**What you will do:**
Without including the pictures, copy out every line below.

-- begin Dataset section --

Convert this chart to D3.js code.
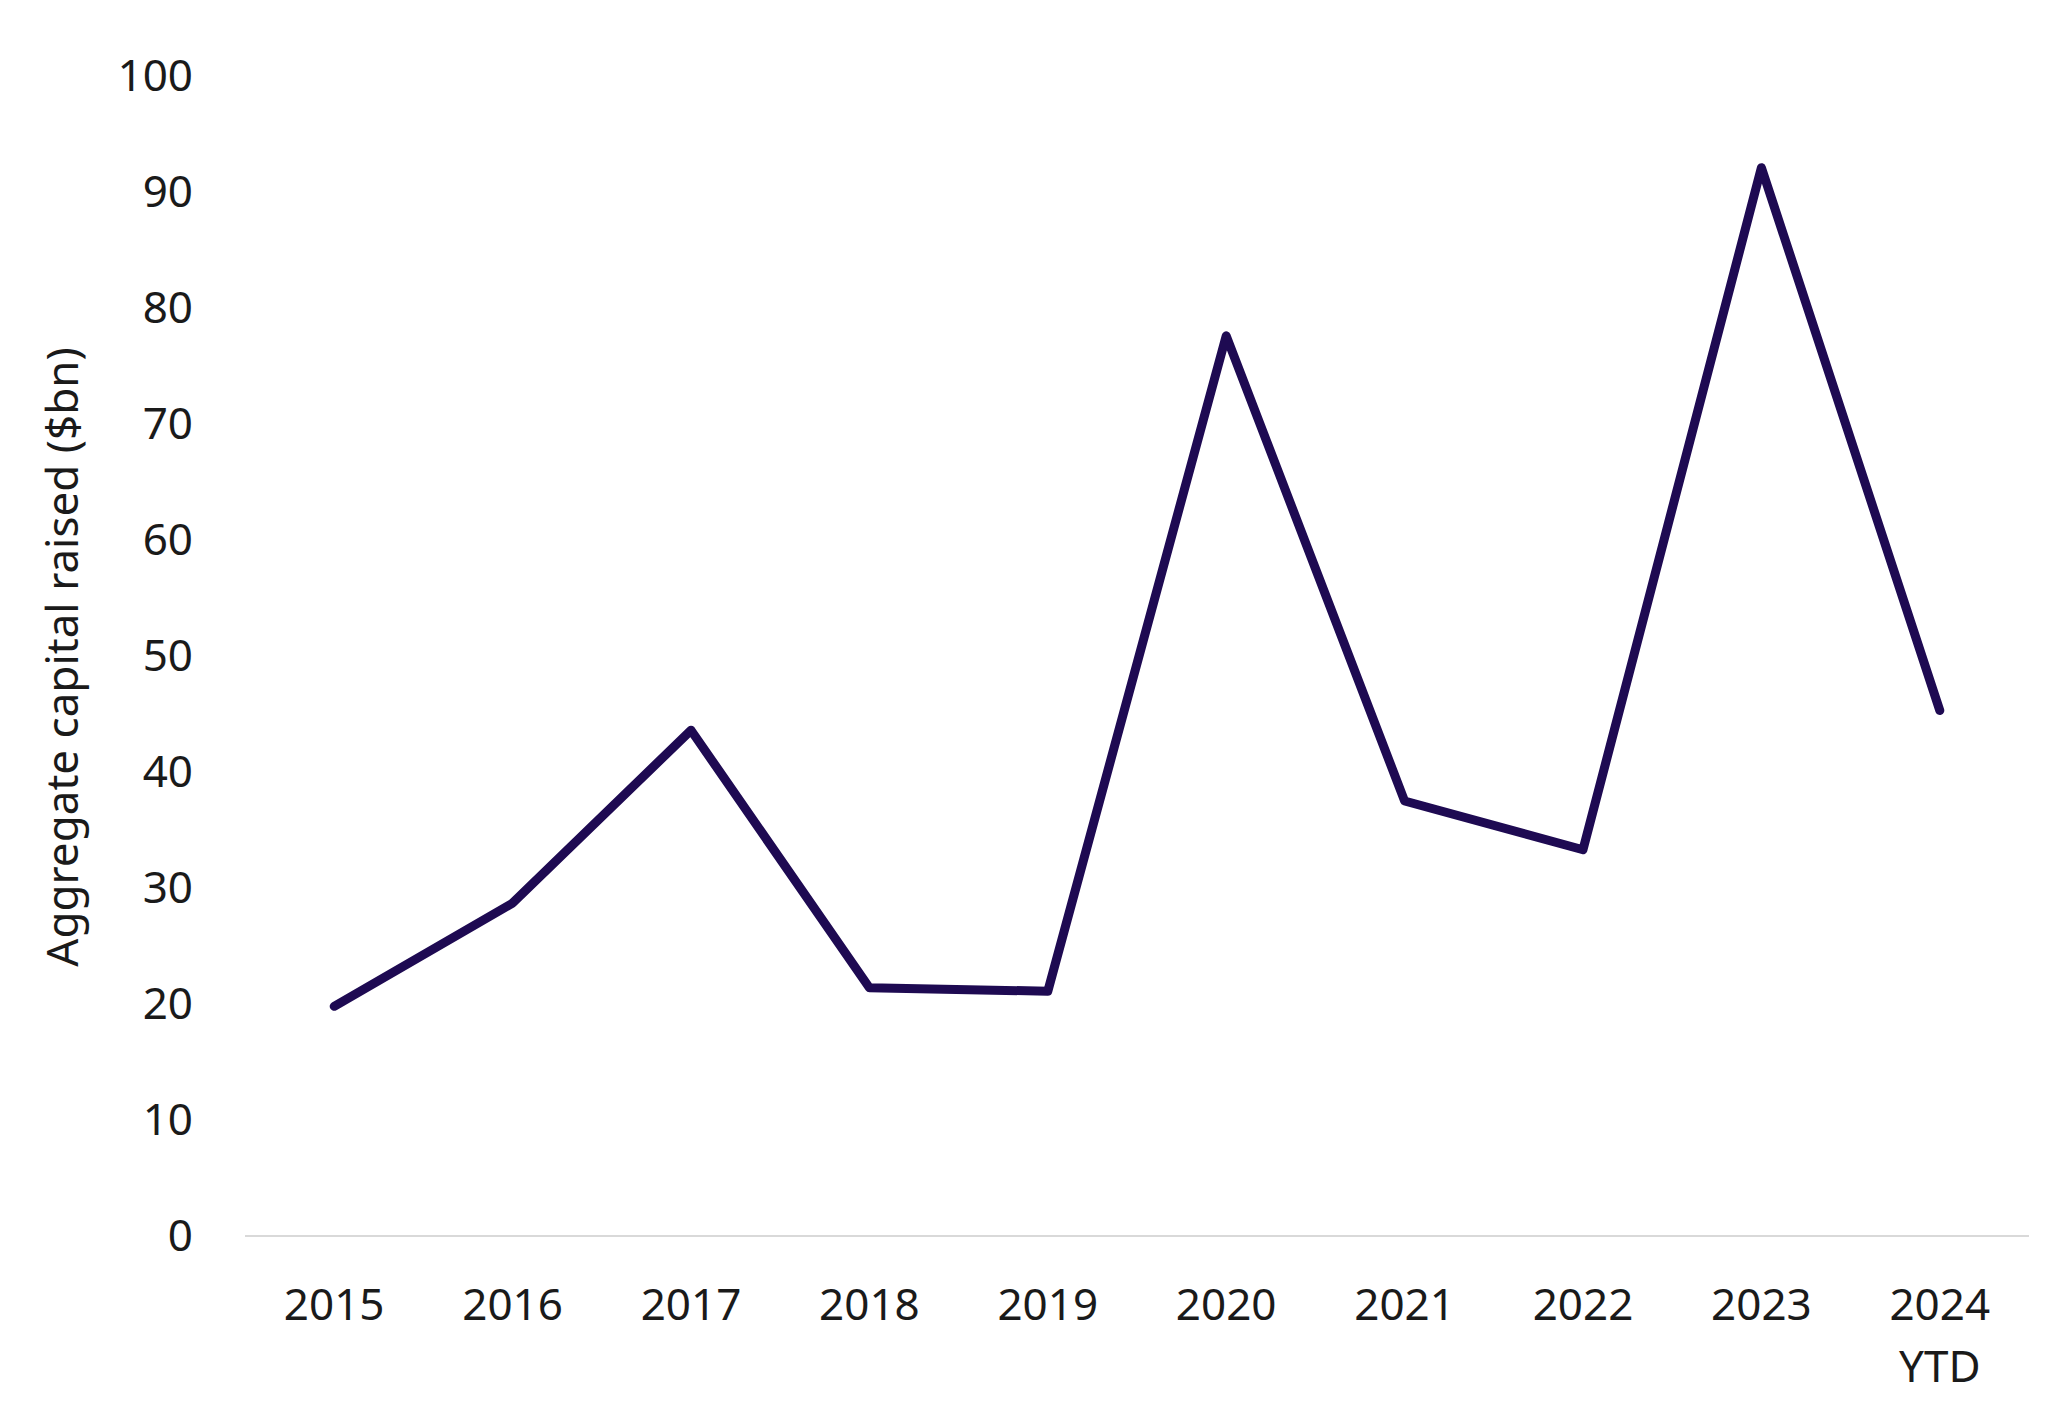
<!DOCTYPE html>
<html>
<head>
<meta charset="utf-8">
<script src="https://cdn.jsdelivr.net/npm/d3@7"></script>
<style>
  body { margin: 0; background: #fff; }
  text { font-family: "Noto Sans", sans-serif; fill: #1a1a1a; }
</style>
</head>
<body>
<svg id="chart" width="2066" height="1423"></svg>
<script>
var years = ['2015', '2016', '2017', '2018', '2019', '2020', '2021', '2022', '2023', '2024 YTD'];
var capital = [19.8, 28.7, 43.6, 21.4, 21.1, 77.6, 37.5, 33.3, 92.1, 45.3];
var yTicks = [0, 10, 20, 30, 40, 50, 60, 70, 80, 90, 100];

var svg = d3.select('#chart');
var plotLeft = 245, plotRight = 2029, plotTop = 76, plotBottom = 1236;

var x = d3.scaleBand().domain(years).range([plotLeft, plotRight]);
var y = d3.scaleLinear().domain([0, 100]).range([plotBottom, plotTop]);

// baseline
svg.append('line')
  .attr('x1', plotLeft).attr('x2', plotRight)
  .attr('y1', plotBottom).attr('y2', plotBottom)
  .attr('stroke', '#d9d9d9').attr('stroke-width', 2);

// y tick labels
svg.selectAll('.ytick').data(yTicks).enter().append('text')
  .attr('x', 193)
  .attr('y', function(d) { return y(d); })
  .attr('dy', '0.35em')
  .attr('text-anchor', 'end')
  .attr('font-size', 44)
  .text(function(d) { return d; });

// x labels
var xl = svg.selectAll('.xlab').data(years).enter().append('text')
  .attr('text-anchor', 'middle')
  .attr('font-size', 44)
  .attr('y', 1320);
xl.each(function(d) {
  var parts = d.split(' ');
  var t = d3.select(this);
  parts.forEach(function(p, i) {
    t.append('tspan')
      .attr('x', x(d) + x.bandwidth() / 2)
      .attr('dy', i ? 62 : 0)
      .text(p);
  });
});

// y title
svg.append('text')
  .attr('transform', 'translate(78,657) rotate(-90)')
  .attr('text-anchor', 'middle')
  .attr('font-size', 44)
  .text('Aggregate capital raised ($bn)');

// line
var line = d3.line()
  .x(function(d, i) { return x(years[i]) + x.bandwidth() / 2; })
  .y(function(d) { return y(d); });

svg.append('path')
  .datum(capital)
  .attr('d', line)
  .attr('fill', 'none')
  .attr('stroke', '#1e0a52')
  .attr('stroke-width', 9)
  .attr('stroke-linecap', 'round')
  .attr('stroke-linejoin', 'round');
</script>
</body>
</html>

-- end Dataset section --

**Correct result:**
Convert this chart to D3.js code.
<!DOCTYPE html>
<html>
<head>
<meta charset="utf-8">
<script src="https://cdn.jsdelivr.net/npm/d3@7"></script>
<style>
  body { margin: 0; background: #fff; }
  text { font-family: "Noto Sans", sans-serif; fill: #1a1a1a; }
</style>
</head>
<body>
<svg id="chart" width="2066" height="1423"></svg>
<script>
var years = ['2015', '2016', '2017', '2018', '2019', '2020', '2021', '2022', '2023', '2024 YTD'];
var capital = [19.8, 28.7, 43.6, 21.4, 21.1, 77.6, 37.5, 33.3, 92.1, 45.3];
var yTicks = [0, 10, 20, 30, 40, 50, 60, 70, 80, 90, 100];

var svg = d3.select('#chart');
var plotLeft = 245, plotRight = 2029, plotTop = 76, plotBottom = 1236;

var x = d3.scaleBand().domain(years).range([plotLeft, plotRight]);
var y = d3.scaleLinear().domain([0, 100]).range([plotBottom, plotTop]);

// baseline
svg.append('line')
  .attr('x1', plotLeft).attr('x2', plotRight)
  .attr('y1', plotBottom).attr('y2', plotBottom)
  .attr('stroke', '#d9d9d9').attr('stroke-width', 2);

// y tick labels
svg.selectAll('.ytick').data(yTicks).enter().append('text')
  .attr('x', 193)
  .attr('y', function(d) { return y(d); })
  .attr('dy', '0.35em')
  .attr('text-anchor', 'end')
  .attr('font-size', 44)
  .text(function(d) { return d; });

// x labels
var xl = svg.selectAll('.xlab').data(years).enter().append('text')
  .attr('text-anchor', 'middle')
  .attr('font-size', 44)
  .attr('y', 1320);
xl.each(function(d) {
  var parts = d.split(' ');
  var t = d3.select(this);
  parts.forEach(function(p, i) {
    t.append('tspan')
      .attr('x', x(d) + x.bandwidth() / 2)
      .attr('dy', i ? 62 : 0)
      .text(p);
  });
});

// y title
svg.append('text')
  .attr('transform', 'translate(78,657) rotate(-90)')
  .attr('text-anchor', 'middle')
  .attr('font-size', 44)
  .text('Aggregate capital raised ($bn)');

// line
var line = d3.line()
  .x(function(d, i) { return x(years[i]) + x.bandwidth() / 2; })
  .y(function(d) { return y(d); });

svg.append('path')
  .datum(capital)
  .attr('d', line)
  .attr('fill', 'none')
  .attr('stroke', '#1e0a52')
  .attr('stroke-width', 9)
  .attr('stroke-linecap', 'round')
  .attr('stroke-linejoin', 'round');
</script>
</body>
</html>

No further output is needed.